Ceci dit, si le message du clip de Beyoncé est critique envers la police, et prône la rebellion et la fierté de la communauté noire américaine, ce n'est pas une rebellion armée. La force du passage avec le garçon noir est qu'après avoir dansé et levé les mains...les policiers à leur tour lèvent les mains. Le message est que c'est par la culture que la violence entre les communautés sera apaisée.

Le clip de Beyoncé commence et finit avec l'image d'une voiture de police qui s'enfonce dans l'eau avec Beyoncé sur le toit, un message que beaucoup ont interprété comme une attaque contre la police, mais à la fin du clip, Beyoncé elle-même s'enfonce : le message est que le cycle de la violence détruit toutes les communautés, un message qui cherche à briser ce cycle, pas à le perpétuer.

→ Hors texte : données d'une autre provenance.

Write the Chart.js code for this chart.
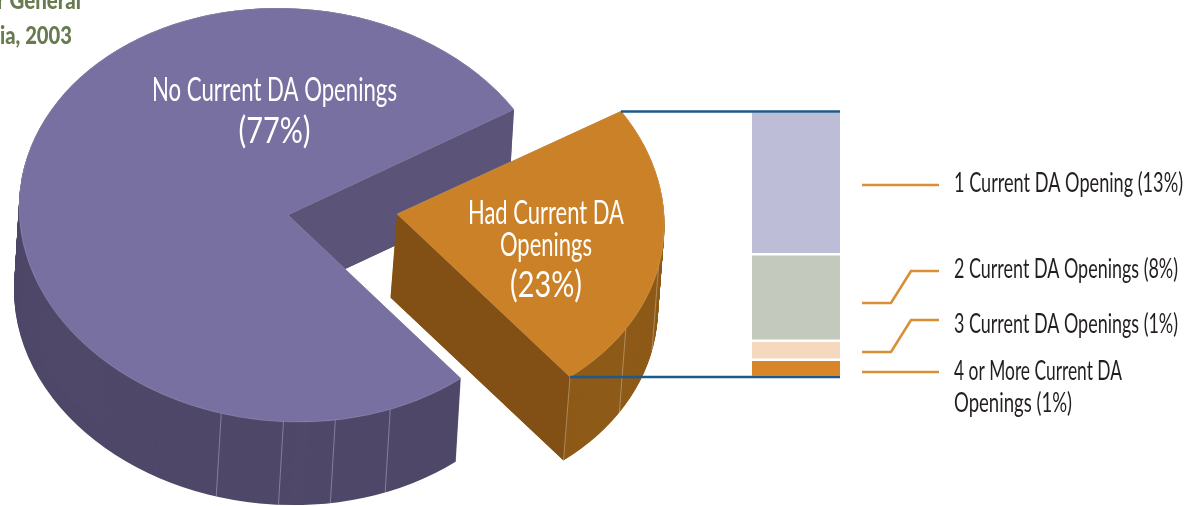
<!DOCTYPE html>
<html><head><meta charset="utf-8">
<style>
html,body{margin:0;padding:0;background:#fff;width:1197px;height:506px;overflow:hidden}
canvas{position:absolute}
#bar{left:752px;top:112px}
#pie{left:0;top:0}
</style>
<script src="https://cdn.jsdelivr.net/npm/chart.js@4"></script>
</head><body>
<canvas id="bar" width="88" height="265"></canvas>
<canvas id="pie" width="1197" height="506"></canvas>
<script>
const pieCategories = ['No Current DA Openings', 'Had Current DA Openings'];
const pieValues = [77, 23];
const barCategories = ['4 or More Current DA Openings', '3 Current DA Openings', '2 Current DA Openings', '1 Current DA Opening'];
const barValues = [1.5, 1.65, 7.5, 12.4];
const barColors = ['#d9862a', '#f5d9bf', '#c3c9bd', '#bdbdd8'];
const pieTop = ['#7870a0', '#cb8127'];
const pieOuter = ['#4f4869', '#8e5a18'];
const pieWall = ['#5c5478', '#825014'];
const pieCenters = [[288, 215], [397, 214]];
const pieShape = [[269, 6, 2.5, 207], [267.5, 7.6, 3.7, 205]];
const pieDepth = [[-5, 83], [-6.5, 83.5]];
const pieSeams = [[104.9, 91.5, 80.4, 68.2], [50.5, 32, 13]];
const FONT = 'Lato,"Liberation Sans",sans-serif';
// text, x, baseline, align, size, width, colour, weight
const texts = [
  ['No Current DA Openings', 274.5, 101, 'center', 33, 245, '#ffffff', 'normal'],
  ['(77%)', 274.5, 143, 'center', 36, 72, '#ffffff', 'normal'],
  ['Had Current DA', 546, 224, 'center', 33, 156, '#ffffff', 'normal'],
  ['Openings', 546, 256, 'center', 33, 92, '#ffffff', 'normal'],
  ['(23%)', 546, 297, 'center', 36, 72, '#ffffff', 'normal'],
  ['1 Current DA Opening (13%)', 954, 192, 'left', 27, 229, '#231f20', 'normal'],
  ['2 Current DA Openings (8%)', 954, 278, 'left', 27, 224, '#231f20', 'normal'],
  ['3 Current DA Openings (1%)', 954, 333, 'left', 27, 224, '#231f20', 'normal'],
  ['4 or More Current DA', 954, 380, 'left', 27, 168, '#231f20', 'normal'],
  ['Openings (1%)', 954, 412, 'left', 27, 118, '#231f20', 'normal'],
  ['r General', 81, 9, 'right', 24, 84, '#687a50', '900'],
  ['ia, 2003', 72, 44, 'right', 24, 72, '#687a50', '900']
];
const leaders = [
  [[862,185],[939,185]],
  [[862,303],[891,303],[911,271],[939,271]],
  [[862,352],[891,352],[911,320],[939,320]],
  [[862,372],[939,372]]
];
const blueLines = [[[621,111.5],[840,111.5]],[[570,377],[840,377]]];

function polyline(ctx, pts, color, w){
  ctx.beginPath(); pts.forEach((p,i)=> i?ctx.lineTo(p[0],p[1]):ctx.moveTo(p[0],p[1]));
  ctx.strokeStyle=color; ctx.lineWidth=w; ctx.stroke();
}
const pie3d = {
  id:'pie3d',
  beforeDatasetsDraw(chart){
    const ctx = chart.ctx;
    const arcs = chart.getDatasetMeta(0).data;
    arcs.forEach((arc,i)=>{
      const R = arc.outerRadius;
      const [sa,sb,sc,sd] = pieShape[i];
      const a = sa/R, b = sb/R, c = sc/R, d = sd/R;
      const [cx,cy] = pieCenters[i], [dx,dy] = pieDepth[i];
      const map = (r,t)=>[cx + a*r*Math.cos(t) + c*r*Math.sin(t), cy + b*r*Math.cos(t) + d*r*Math.sin(t)];
      const place = (ox,oy)=>ctx.setTransform(a,b,c,d,cx+ox-a*arc.x-c*arc.y,cy+oy-b*arc.x-d*arc.y);
      const stamp = Object.create(arc);
      stamp.options = Object.assign({}, arc.options, {backgroundColor:pieOuter[i], borderWidth:0});
      const n = Math.ceil(Math.abs(dy));
      ctx.save();
      for(let k=n;k>=0;k--){ place(dx*k/n, dy*k/n); Chart.ArcElement.prototype.draw.call(stamp, ctx); }
      ctx.setTransform(1,0,0,1,0,0);
      const p0 = map(0,0), p1 = map(R,arc.endAngle);
      ctx.beginPath(); ctx.moveTo(p0[0],p0[1]); ctx.lineTo(p1[0],p1[1]);
      ctx.lineTo(p1[0]+dx,p1[1]+dy); ctx.lineTo(p0[0]+dx,p0[1]+dy); ctx.closePath();
      ctx.fillStyle = pieWall[i]; ctx.fill();
      pieSeams[i].forEach(deg=>{
        const p = map(R,deg*Math.PI/180);
        polyline(ctx,[p,[p[0]+dx,p[1]+dy]],'rgba(255,255,255,0.3)',1);
      });
      place(0,0);
      arc.draw(ctx);
      ctx.restore();
    });
    return false;
  },
  afterDraw(chart){
    const ctx = chart.ctx;
    ctx.save();
    blueLines.forEach(l=>polyline(ctx,l,'#1d5a8a',2.4));
    ctx.lineJoin='miter';
    leaders.forEach(l=>polyline(ctx,l,'#d98f35',2.6));
    texts.forEach(([t,x,y,al,size,w,color,weight])=>{
      ctx.save();
      ctx.font = weight+' '+size+'px '+FONT;
      ctx.fillStyle = color; ctx.textAlign = al; ctx.textBaseline='alphabetic';
      const sx = w/ctx.measureText(t).width;
      ctx.translate(x,y); ctx.scale(sx,1);
      ctx.fillText(t,0,0);
      ctx.restore();
    });
    ctx.restore();
  }
};
new Chart(document.getElementById('pie'),{
  type:'pie',
  data:{labels:pieCategories,datasets:[{data:pieValues,backgroundColor:pieTop,borderColor:'rgba(255,255,255,0.25)',borderWidth:0.6}]},
  options:{responsive:false,animation:false,rotation:140.5,layout:{padding:0},
    plugins:{legend:{display:false},tooltip:{enabled:false}}},
  plugins:[pie3d]
});
new Chart(document.getElementById('bar'),{
  type:'bar',
  data:{labels:['Had Current DA Openings'],
    datasets:barCategories.map((c,i)=>({label:c,data:[barValues[i]],backgroundColor:barColors[i],
      borderColor:'#ffffff',borderWidth:{top:1.5,bottom:1.5,left:0,right:0},borderSkipped:false,
      barPercentage:1,categoryPercentage:1}))},
  options:{responsive:false,animation:false,layout:{padding:0},
    scales:{x:{stacked:true,display:false},y:{stacked:true,display:false,min:0,max:23}},
    plugins:{legend:{display:false},tooltip:{enabled:false}}}
});
</script>
</body></html>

Comment le faire ? Selon Beyoncé, par la fierté des noirs dans leur culture et par la protestation pacifique--comme celle de Martin Luther King--mais aussi par le développement de la communauté noire américaine. "You just might be a black Bill Gates in the making ... I just might be a black Bill Gates in the making", chante-t-elle. "Tu pourrais être un futur Bill Gates noir ... Je pourrais être un futur Bill Gates noir". Et Beyoncé finit le clip avec : "Always stay gracious, best revenge is your paper." ; "Reste toujours grâcieux, la meilleur vengeance c'est ton papier"--autrement dit, d'accumuler des dollars.

Un message nuancé, donc, sans nul doute teinté de la colère légitime d'une communauté qui subit l'inégalité depuis des siècles, mais au final pacifique et inspirant. Même si on peut comprendre que tous ne le voient pas comme ça.